The microstructure of martensite in steels has different morphologies and may appear as either lath martensite or plate martensite. For steel 0–0.6% carbon the martensite has the appearance of lath, and is called lath martensite. For steel greater than 1% carbon it will form a plate like structure called plate martensite. Plate martensite, as the name indicates, forms as lenticular (lens-shaped) crystals with a zigzag pattern of smaller plates. Between those two percentages, the physical appearance of the grains is a mix of the two. The strength of the martensite is reduced as the amount of retained austenite grows.
Transformation hardening, known also as martensitic transformation hardening, is one of most common methods of hardening, which is primarily used for steels (i.e. carbon steels as well as stainless steels). The martensitic transformation is not, however, unique to iron–carbon alloys. It is found in other systems and is characterized, in part, by the diffusionless transformation.
Martensitic steels use predominantly higher levels of C and Mn along with heat treatment to increase strength. The finished product will have a duplex micro-structure of ferrite with varying levels of degenerate martensite. This allows for varying levels of strength. In metallurgy, quenching is most commonly used to harden steel by introducing martensite. There is a balance between hardness and toughness in any steel; the harder the steel, the less tough or impact-resistant it is, and the more impact-resistant it is, the less hard it is.
Martensite is produced from austenite as a result of the quenching, or another form of rapid cooling. Austenite in iron-carbon alloys is generally only present above the critical eutectoid temperature (723°C), and below 1500°C, depending on carbon content. In case of normal cooling rates, as the austenite cools, the carbon diffuses out of the austenite and forms carbon rich iron-carbide (cementite) and leaves behind carbon poor ferrite. Depending on alloy composition, a layering of ferrite and cementite, called pearlite, may form. But in case of rapid cooling, the carbon does not have time enough to diffuse and the transforms to a highly strained body-centered tetragonal form called martensite that is supersaturated with carbon. All the carbon atoms remain as interstitial impurities in martensite. The cooling rate determines the relative proportions of martensite, ferrite, and cementite, and therefore determines the mechanical properties of the resulting steel, such as hardness, tensile strength and toughness as well.

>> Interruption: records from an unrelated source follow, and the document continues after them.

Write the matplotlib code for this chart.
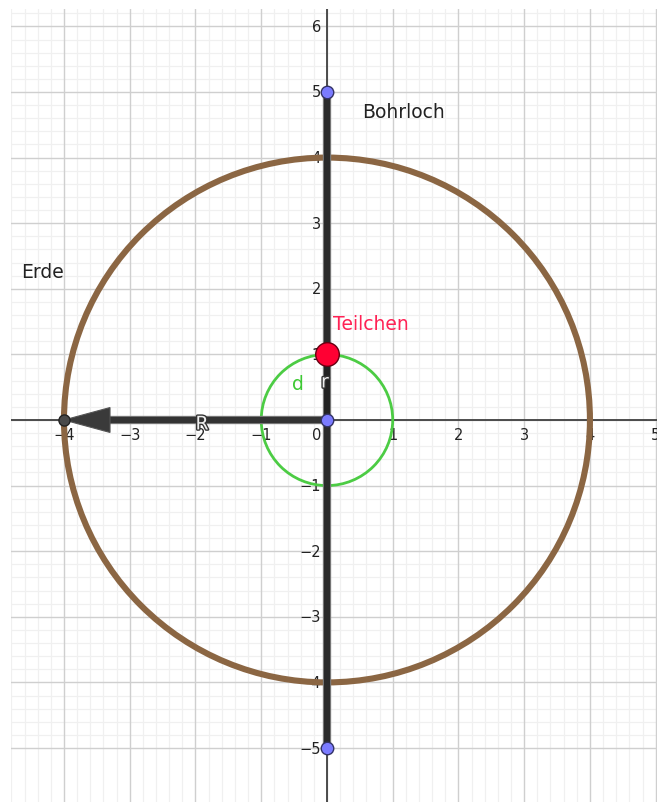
import numpy as np
import matplotlib
matplotlib.use("Agg")
import matplotlib.pyplot as plt
from matplotlib.patches import Circle
import matplotlib.patheffects as pe

# data
earth_radius = 4.0
green_radius = 1.0
borehole = [(0, 5), (0, -5)]
blue_points = [(0, 5), (0, -5), (0, 0)]
particle = (0, 1)
earth_point = (-4, 0)
x_ticks = [-4, -3, -2, -1, 1, 2, 3, 4, 5]
y_ticks = [-5, -4, -3, -2, -1, 1, 2, 3, 4, 5, 6]

xlim = (-4.806, 5.02)
ylim = (-5.823, 6.265)

fig = plt.figure(figsize=(6.57, 8.03), dpi=100)
ax = fig.add_axes([11/657, 0, 646/657, 793/803])
ax.set_xlim(*xlim)
ax.set_ylim(*ylim)
ax.set_aspect('auto')
ax.axis('off')

# grid
for v in np.arange(-5, 7.01, 0.2):
    if abs(v - round(v)) < 1e-6:
        continue
    ax.axvline(v, color='#f0f0f0', lw=0.9, zorder=0)
    ax.axhline(v, color='#f0f0f0', lw=0.9, zorder=0)
for v in range(-6, 8):
    ax.axvline(v, color='#cfcfcf', lw=1.0, zorder=0.5)
    ax.axhline(v, color='#cfcfcf', lw=1.0, zorder=0.5)

# axes lines
ax.axhline(0, color='#404040', lw=1.3, zorder=1)
ax.axvline(0, color='#404040', lw=1.3, zorder=1)

# tick labels
tfs = 10.5
for t in x_ticks:
    ax.text(t, -0.11, f"{t}".replace('-', '\u2212'), ha='center', va='top',
            fontsize=tfs, color='#222222', zorder=2)
for t in y_ticks:
    ax.text(-0.09, t, f"{t}".replace('-', '\u2212'), ha='right', va='center',
            fontsize=tfs, color='#222222', zorder=2)
ax.text(-0.09, -0.11, "0", ha='right', va='top', fontsize=tfs, color='#222222', zorder=2)

# earth circle
ax.add_patch(Circle((0, 0), earth_radius, fill=False, ec='#8b6643', lw=4.4, zorder=3))
# green circle
ax.add_patch(Circle((0, 0), green_radius, fill=False, ec='#4ccc44', lw=2.0, zorder=3))

# borehole segment
xs, ys = zip(*borehole)
ax.plot(xs, ys, color='#2a2a2a', lw=4.5, solid_capstyle='butt', zorder=4,
        path_effects=[pe.Stroke(linewidth=6, foreground='#808080'), pe.Normal()])

# vector R
ax.plot([0, -3.3], [0, 0], color='#333333', lw=4.5, solid_capstyle='butt', zorder=4,
        path_effects=[pe.Stroke(linewidth=6, foreground='#808080'), pe.Normal()])
ax.add_patch(plt.Polygon([[-4, 0], [-3.3, 0.19], [-3.3, -0.19]], closed=True,
                         fc='#3a3a3a', ec='#555555', lw=0.8, zorder=4.5))

# vector r (from origin to particle)
ax.plot([0, 0], [0, 0.8], color='#222222', lw=4, zorder=4.2)

# points
ax.plot(*earth_point, 'o', ms=8, mfc='#4a4a4a', mec='#222222', mew=1, zorder=6)
for p in blue_points:
    ax.plot(*p, 'o', ms=9, mfc='#7b7bff', mec='#333366', mew=1, zorder=6)
ax.plot(*particle, 'o', ms=17, mfc='#ff0033', mec='#660011', mew=1, zorder=7)

# labels
lfs = 13.5
ax.text(0.53, 4.7, "Bohrloch", fontsize=lfs, color='#222222', ha='left', va='center', zorder=8)
ax.text(-4.65, 2.27, "Erde", fontsize=lfs, color='#222222', ha='left', va='center', zorder=8)
ax.text(0.09, 1.47, "Teilchen", fontsize=lfs, color='#ff2255', ha='left', va='center', zorder=8)
ax.text(-0.44, 0.56, "d", fontsize=lfs, color='#3cc832', ha='center', va='center', zorder=8)
ax.text(-0.03, 0.58, "r", fontsize=lfs, color='#eeeeee', ha='center', va='center', zorder=8,
        path_effects=[pe.withStroke(linewidth=2, foreground='#333333')])
ax.text(-1.9, -0.06, "R", fontsize=lfs, color='#eeeeee', ha='center', va='center', zorder=8,
        path_effects=[pe.withStroke(linewidth=2, foreground='#333333')])

fig.savefig("out.png", dpi=100, facecolor='white')
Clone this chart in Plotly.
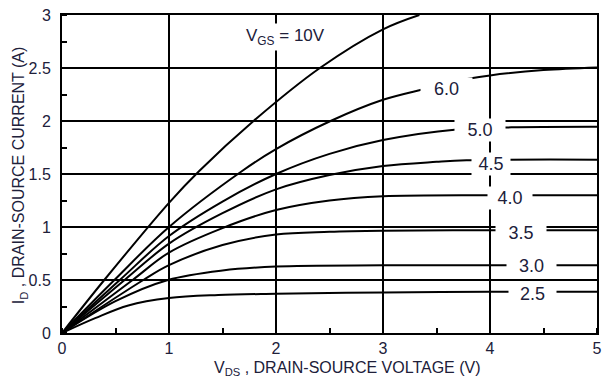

Surface Hardening based on Quenching
Case hardening or surface hardening is the process in which hardness the surface (case) of an object is enhanced, while the inner core of the object remains elastic and tough. Case hardening by surface treatment can be classified further as diffusion treatments or localized heating treatments. Localized heating methods for case hardening include:
- Flame hardening. Flame hardening is a surface hardening technique which uses a single torch with a specially designed head to provide a very rapid means of heating the metal, which is then cooled rapidly, generally using water. This creates a “case” of martensite on the surface, while the inner core of the object remains elastic and tough. It is similar technique as induction hardening. A carbon content of 0.3–0.6 wt% C is needed for this type of hardening.
- Induction hardening. Induction hardening is a surface hardening technique which uses induction coils to provide a very rapid means of heating the metal, which is then cooled rapidly, generally using water. This creates a “case” of martensite on the surface. A carbon content of 0.3–0.6 wt% C is needed for this type of hardening.
- Laser hardening. Laser hardening is a surface hardening technique which uses a laser beam to provide a very rapid means of heating the metal, which is then cooled rapidly (generally by self-quenching). This creates a “case” of martensite on the surface, while the inner core of the object remains elastic and tough.
- Annealing. The term annealing refers to a heat treatment in which a material is exposed to an elevated temperature for an extended time period and then slowly cooled. In this process, metal gets rid of stresses and makes the grain structure large and soft-edged so that when the metal is hit or stressed it dents or perhaps bends, rather than breaking; it is also easier to sand, grind, or cut annealed metal.
- Quenching. The term quenching refers to a heat treatment in which a material is rapidly cooled in water, oil or air to obtain certain material properties, especially hardness. In metallurgy, quenching is most commonly used to harden steel by introducing martensite. There is a balance between hardness and toughness in any steel; the harder the steel, the less tough or impact-resistant it is, and the more impact-resistant it is, the less hard it is.
- Tempering. The term tempering refers to a heat treatment which is used to increase the toughness of iron-based alloys. Tempering is usually performed after hardening, to reduce some of the excess hardness, and is done by heating the metal to some temperature below the critical point for a certain period of time, then allowing it to cool in still air. Tempering makes the metal less hard while making it better able to sustain impacts without breaking. Tempering will cause the dissolved alloying elements to precipitate, or in the case of quenched steels, improve impact strength and ductile properties.
- Aging. Age hardening, also called precipitation hardening or particle hardening, is a heat treatment technique based on the formation of extremely small, uniformly dispersed particles of a second phase within the original phase matrix to enhance The strength and hardness of some metal alloys. Precipitation hardening is used to increase the yield strength of malleable materials, including most structural alloys of aluminium, magnesium, nickel, titanium, and some steels and stainless steels. In superalloys, it is known to cause yield strength anomaly providing excellent high-temperature strength.